Ангальт, вступив в диалог с раненым, отвлек Михаила от невеселых раздумий, но когда короткий их разговор закончился, он, еще раз восхитившись Кутузовым, в душе воскликнул: «Ах, что за человек! Сколько естественности и величия, сколько сдержанности и такта в обстоятельствах столь исключительных. Все это — больше чем аристократизм, это — благородство». И сам удивился некоторой книжности и театральности пришедшей на ум сентенции.
Ангальт пожелал раненому скорого выздоровления, а Барклай только мысленно присоединился к принцу, ибо счел невозможным говорить что-либо, и вышел вместе со своим генералом и сопровождавшим их за порог Акстом.
— Очень опасно? — сразу же спросил врача Ангальт.

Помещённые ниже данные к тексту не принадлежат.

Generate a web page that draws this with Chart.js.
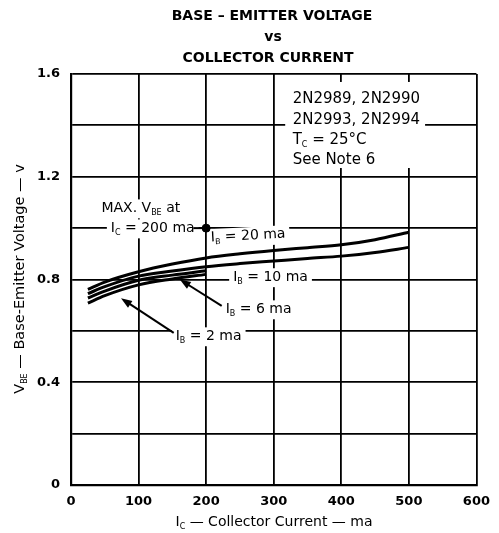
<!DOCTYPE html>
<html>
<head>
<meta charset="utf-8">
<script src="https://cdn.jsdelivr.net/npm/chart.js@4"></script>
<style>
  html, body { margin: 0; padding: 0; background: #fff; }
  canvas { display: block; }
</style>
</head>
<body>
<canvas id="c" width="499" height="533"></canvas>
<script>
// ---- data ----
const titleLines = ['BASE – EMITTER VOLTAGE', 'vs', 'COLLECTOR CURRENT'];
const xTicks = [0, 100, 200, 300, 400, 500, 600];
const yTicks = [0, 0.4, 0.8, 1.2, 1.6];
const icLong = [25, 50, 100, 150, 200, 250, 300, 350, 400, 450, 500];
const icShort = [25, 50, 100, 150, 200];
const vbeIb20 = [0.762, 0.790, 0.830, 0.860, 0.884, 0.900, 0.913, 0.924, 0.935, 0.955, 0.984];
const vbeIb10 = [0.745, 0.772, 0.813, 0.833, 0.850, 0.862, 0.872, 0.882, 0.891, 0.905, 0.925];
const vbeIb6 = [0.728, 0.755, 0.797, 0.817, 0.834];
const vbeIb2 = [0.708, 0.737, 0.779, 0.802, 0.820];
const maxPointIc = [200];
const maxPointVbe = [1.0];
const noteLines = ['2N2989, 2N2990', '2N2993, 2N2994', 'T_C = 25°C', 'See Note 6'];

const FONT = '"DejaVu Sans", "Liberation Sans", sans-serif';

function pts(xs, ys) { return xs.map((x, i) => ({ x: x, y: ys[i] })); }

// "V_BE at" -> [{t:'V'},{t:'BE',sub:true},{t:' at'}]
function parse(str) {
  const parts = [];
  const re = /_([A-Z]+)/g;
  let last = 0, m;
  while ((m = re.exec(str)) !== null) {
    if (m.index > last) parts.push({ t: str.slice(last, m.index) });
    parts.push({ t: m[1], sub: true });
    last = m.index + m[0].length;
  }
  if (last < str.length) parts.push({ t: str.slice(last) });
  return parts;
}
function subSize(size) { return Math.round(size * 0.55); }
function richWidth(ctx, parts, size, weight) {
  let w = 0;
  for (const p of parts) {
    ctx.font = (weight || '') + ' ' + (p.sub ? subSize(size) : size) + 'px ' + FONT;
    w += ctx.measureText(p.t).width;
  }
  return w;
}
function drawRich(ctx, parts, x, y, size, weight) {
  let cx = x;
  ctx.textBaseline = 'middle';
  ctx.textAlign = 'left';
  for (const p of parts) {
    ctx.font = (weight || '') + ' ' + (p.sub ? subSize(size) : size) + 'px ' + FONT;
    ctx.fillText(p.t, cx, p.sub ? y + size * 0.33 : y);
    cx += ctx.measureText(p.t).width;
  }
  return cx - x;
}

// annotation positions in data units
const labels = [
  { text: 'MAX. V_BE at', x: 45, y: 1.078, size: 14, padL: 4 },
  { text: 'I_C = 200 ma', x: 59, y: 1.0, size: 14, padL: 4 },
  { text: 'I_B = 20 ma', x: 207, y: 0.962, size: 14, rot: -3, padL: 1 },
  { text: 'I_B = 10 ma', x: 240, y: 0.81, size: 14, padL: 4 },
  { text: 'I_B = 6 ma', x: 229, y: 0.685, size: 14, padL: 4 },
  { text: 'I_B = 2 ma', x: 155, y: 0.58, size: 14, padL: 4 }
];
const arrows = [
  { x1: 223, y1: 0.697, x2: 161, y2: 0.800 },
  { x1: 152, y1: 0.592, x2: 74, y2: 0.727 }
];
const leaders = [
  { x1: 181, y1: 1.0, x2: 200, y2: 1.0 }
];
const noteBox = { x1: 317, x2: 524, y1: 1.569, y2: 1.234 };
const noteX = 328;
const noteY = [1.503, 1.421, 1.343, 1.265];

const annot = {
  id: 'annot',
  beforeDatasetsDraw(chart) {
    const ctx = chart.ctx;
    const xs = chart.scales.x, ys = chart.scales.y;
    ctx.save();
    ctx.fillStyle = '#fff';
    const bx1 = xs.getPixelForValue(noteBox.x1), bx2 = Math.min(xs.getPixelForValue(noteBox.x2), chart.chartArea.right - 2);
    const by1 = ys.getPixelForValue(noteBox.y1), by2 = ys.getPixelForValue(noteBox.y2);
    ctx.fillRect(bx1, by1, bx2 - bx1, by2 - by1);
    ctx.fillStyle = '#000';
    noteLines.forEach((ln, i) => {
      drawRich(ctx, parse(ln), xs.getPixelForValue(noteX), ys.getPixelForValue(noteY[i]), 15);
    });
    for (const l of labels) {
      const parts = parse(l.text);
      const px = xs.getPixelForValue(l.x), py = ys.getPixelForValue(l.y);
      const w = richWidth(ctx, parts, l.size);
      ctx.save();
      ctx.translate(px, py);
      if (l.rot) ctx.rotate(l.rot * Math.PI / 180);
      ctx.fillStyle = '#fff';
      ctx.fillRect(-l.padL, -l.size * 0.62, w + l.padL + 4, l.size * 1.35);
      ctx.fillStyle = '#000';
      drawRich(ctx, parts, 0, 0, l.size);
      ctx.restore();
    }
    ctx.restore();
  },
  afterDatasetsDraw(chart) {
    const ctx = chart.ctx;
    const xs = chart.scales.x, ys = chart.scales.y;
    ctx.save();
    ctx.strokeStyle = '#000';
    ctx.fillStyle = '#000';
    ctx.lineWidth = 2;
    for (const a of leaders) {
      ctx.beginPath();
      ctx.moveTo(xs.getPixelForValue(a.x1), ys.getPixelForValue(a.y1));
      ctx.lineTo(xs.getPixelForValue(a.x2), ys.getPixelForValue(a.y2));
      ctx.stroke();
    }
    for (const a of arrows) {
      const x1 = xs.getPixelForValue(a.x1), y1 = ys.getPixelForValue(a.y1);
      const x2 = xs.getPixelForValue(a.x2), y2 = ys.getPixelForValue(a.y2);
      const ang = Math.atan2(y2 - y1, x2 - x1);
      ctx.beginPath();
      ctx.moveTo(x1, y1);
      ctx.lineTo(x2 - 8 * Math.cos(ang), y2 - 8 * Math.sin(ang));
      ctx.stroke();
      ctx.beginPath();
      ctx.moveTo(x2, y2);
      ctx.lineTo(x2 - 11 * Math.cos(ang) + 4 * Math.sin(ang), y2 - 11 * Math.sin(ang) - 4 * Math.cos(ang));
      ctx.lineTo(x2 - 11 * Math.cos(ang) - 4 * Math.sin(ang), y2 - 11 * Math.sin(ang) + 4 * Math.cos(ang));
      ctx.closePath();
      ctx.fill();
    }
    ctx.restore();
  },
  afterDraw(chart) {
    const ctx = chart.ctx;
    const ca = chart.chartArea;
    ctx.save();
    ctx.fillStyle = '#000';
    ctx.textAlign = 'center';
    ctx.textBaseline = 'middle';
    ctx.font = 'bold 14px ' + FONT;
    ctx.fillText(titleLines[0], 272, 16);
    ctx.fillText(titleLines[1], 273, 37);
    ctx.fillText(titleLines[2], 268, 58);
    const xt = parse('I_C — Collector Current — ma');
    const wx = richWidth(ctx, xt, 14);
    drawRich(ctx, xt, 274 - wx / 2, 522, 14);
    const yt = parse('V_BE — Base-Emitter Voltage — v');
    const wy = richWidth(ctx, yt, 14.5);
    ctx.translate(20, 279);
    ctx.rotate(-Math.PI / 2);
    drawRich(ctx, yt, -wy / 2, 0, 14.5);
    ctx.restore();
  }
};

const curveStyle = { borderColor: '#000', borderWidth: 3, pointRadius: 0, showLine: true, fill: false, cubicInterpolationMode: 'monotone' };

new Chart(document.getElementById('c'), {
  type: 'scatter',
  data: {
    datasets: [
      Object.assign({ label: 'IB = 20 ma', data: pts(icLong, vbeIb20) }, curveStyle),
      Object.assign({ label: 'IB = 10 ma', data: pts(icLong, vbeIb10) }, curveStyle),
      Object.assign({ label: 'IB = 6 ma', data: pts(icShort, vbeIb6) }, curveStyle),
      Object.assign({ label: 'IB = 2 ma', data: pts(icShort, vbeIb2) }, curveStyle),
      { label: 'MAX VBE', data: pts(maxPointIc, maxPointVbe), pointRadius: 4, pointBackgroundColor: '#000', pointBorderColor: '#000', showLine: false }
    ]
  },
  options: {
    responsive: false,
    animation: false,
    devicePixelRatio: 1,
    layout: { padding: { top: 74, right: 19, left: 0, bottom: 0 } },
    plugins: { legend: { display: false }, tooltip: { enabled: false }, title: { display: false } },
    scales: {
      x: {
        type: 'linear', min: xTicks[0], max: xTicks[xTicks.length - 1],
        afterBuildTicks(s) { s.ticks = xTicks.map(v => ({ value: v })); },
        afterFit(s) { s.height = 48; },
        grid: { color: '#000', lineWidth: 1.8, drawTicks: false },
        border: { display: true, color: '#000', width: 2.2 },
        ticks: { color: '#000', padding: 9, font: { family: FONT, size: 13, weight: 'bold' }, maxRotation: 0, callback: v => String(v) }
      },
      y: {
        type: 'linear', min: 0, max: 1.6,
        afterBuildTicks(s) {
          const t = [];
          for (let i = 0; i <= 8; i++) t.push({ value: Math.round(i * 2) / 10 });
          s.ticks = t;
        },
        afterFit(s) { s.width = 71; },
        grid: { color: '#000', lineWidth: 1.8, drawTicks: false },
        border: { display: true, color: '#000', width: 2.2 },
        ticks: {
          color: '#000', padding: 11, font: { family: FONT, size: 13, weight: 'bold' },
          callback: v => {
            const hit = yTicks.find(t => Math.abs(t - v) < 1e-6);
            return hit === undefined ? '' : (hit === 0 ? '0' : hit.toFixed(1));
          }
        }
      }
    }
  },
  plugins: [annot]
});
</script>
</body>
</html>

— Очень, — ответил доктор. — Однако надеюсь на неисповедимую сипу, охраняющую Кутузова. Я помню, что лет пятнадцать назад все мы были поражены тем, что случилось с ним тогда. Где-то, кажется в Крыму, турецкая же пуля пробила ему голову насквозь[27].
— Как — насквозь? — удивился Ангальт. Барклай тоже изумился услышанному, так как ничего подобного слышать ему не доводилось.

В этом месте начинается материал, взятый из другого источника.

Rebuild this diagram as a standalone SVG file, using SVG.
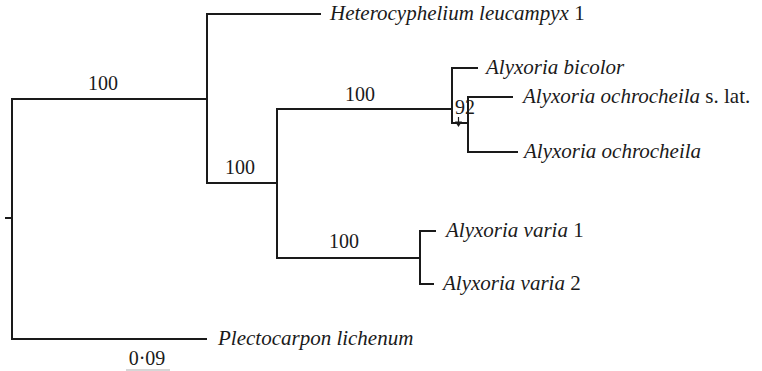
<svg xmlns="http://www.w3.org/2000/svg" width="762" height="371" viewBox="0 0 762 371">
<defs>
<style>
.b{fill:none;stroke:#1a1a1a;stroke-width:2;stroke-linecap:square}
.t{font-family:"Liberation Serif","Times New Roman",serif;font-size:21px;fill:#1a1a1a}
.i{font-style:italic}
.s{font-family:"Liberation Serif","Times New Roman",serif;font-size:20px;fill:#1a1a1a;text-anchor:middle}
</style>
</defs>
<g id="connectors">
<path class="b" d="M6,218 H12 M12,99 V339 M12,99 H207 M207,14 V183 M207,14 H320 M207,183 H277 M277,109 V258 M277,109 H452 M452,68 V123 M452,68 H477 M452,123 H468 M468,97 V152 M468,97 H512 M468,152 H517 M277,258 H420 M420,231 V284 M420,231 H435 M420,284 H433 M12,339 H206"/>
<line x1="458.5" y1="117" x2="458.5" y2="123" stroke="#1a1a1a" stroke-width="1.2"/>
<polygon points="455,121.5 462,121.5 458.5,127" fill="#1a1a1a"/>
<line x1="126" y1="370" x2="170" y2="370" stroke="#c8c8c8" stroke-width="1.5"/>
</g>
<g id="labels">
<text class="s" x="103" y="90">100</text>
<text class="s" x="240" y="174">100</text>
<text class="s" x="360" y="101">100</text>
<text class="s" x="344" y="248">100</text>
<text class="s" x="455" y="114" style="text-anchor:start">92</text>
<text class="s" x="147" y="365">0·09</text>
</g>
<g id="n-heterocyphelium"><text class="t" x="330" y="20"><tspan class="i">Heterocyphelium leucampyx</tspan> 1</text></g>
<g id="n-bicolor"><text class="t i" x="486" y="74">Alyxoria bicolor</text></g>
<g id="n-ochro-slat"><text class="t" x="523" y="103"><tspan class="i">Alyxoria ochrocheila</tspan> s. lat.</text></g>
<g id="n-ochro"><text class="t i" x="524" y="158">Alyxoria ochrocheila</text></g>
<g id="n-varia1"><text class="t" x="446" y="237"><tspan class="i">Alyxoria varia</tspan> 1</text></g>
<g id="n-varia2"><text class="t" x="443" y="290"><tspan class="i">Alyxoria varia</tspan> 2</text></g>
<g id="n-plecto"><text class="t i" x="218" y="345">Plectocarpon lichenum</text></g>
</svg>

— Да, да, насквозь, господа, я не оговорился. Пуля, причем большая, ружейная, попала ему в левый висок и вышла из-под правого глаза. Я был знаком с доктором, лечившим Кутузова, тогда, кажется, подполковника. Почтенный эскулап рассказал мне о случае столь невероятном, что я запомнил сказанное им на всю жизнь: «Сей опасный сквозной прорыв нежнейших частей и наиважнейших по положению височных костей, глазных мышц и зрительных нервов обычно бывает смертельным в ста случаях из ста. Но здесь произошло невероятное — пуля прошла на волосок от мозга, в конце концов лишь несколько искосив один глаз».
Мой ученый собрат говорил мне, что только Провидение могло оберечь Кутузова, а оно вмешивается редко и сохраняет своих любимцев для чего-то великого. Может быть, и сейчас не обойдется без вмешательства высших сфер и наш герой снова обманет безносую.
И Акст оказался прав — уже через три месяца Кутузов вернулся в строй. Но прежде чем это случилось, под Очаковом произошло немало событий. И некоторые из них близко коснулись Барклая.
Во время боя за батарею было убито тридцать солдат и три офицера. Более ста солдат и дюжина офицеров были ранены, и половина из них не вернулись в строй. Среди этих людей был и командир второго батальона из корпуса Ангальта секунд-майор Петров.
Ангальт спросил Барклая, не согласится ли он принять второй батальон.
Барклай не раздумывал: в поле адъютантская служба отступала перед боевой, да и бумаг здесь почти не было, а если и были, то теперь уже никакого интереса для него не представляли: исчезла новизна, исчез и интерес. А главное — потерялся смысл, ибо не от бумаг теперь зависело дело.